If government ignores to provide a level playing field and goes the easy way, the same old companies will be selected as preferred supplier over and over again. In that event smaller Free Software Practices will have no fair business opportunity to participate in code production and services.

For Europeans like me to it’s very hard to fathom the libertarian motives which seem to be ingrained in American culture. Historically, in Europe freedom is usually not defended from within individual trenches against a government that is experienced as intrusive and meddling. Instead solidarity between individuals and groups, facilitated by government and Social Market Economy, has proved to be very productive.

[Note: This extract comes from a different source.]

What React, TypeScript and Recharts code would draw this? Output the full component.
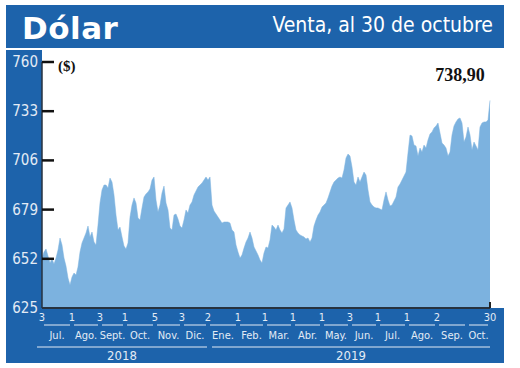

For the Free Software Community to survive it must break free from libertarian sentiments around Personal Computing and fight its battle into the very center where money runs the software world, aka the Free Market Economy. Like every emancipation movement, we must claim our socio-economic rights and take on our duty to contribute to a comprehensive Free and Open Society in our own unique way.

We are currently insufficiently organized to take up this fight effectively. However, I am convinced that social mobilization will follow if we are able to communicate the right social analysis.

We, the Free Software Community have showed to be tremendous resourceful and resilient in the technical field. Now it’s time to show our social skills and commitment. Now it’s time to conquer the Free Market. We must not turn our back on society but look it into the eye with self confidence. We must unite. We have nothing to lose but our insignificance. We have a world to win.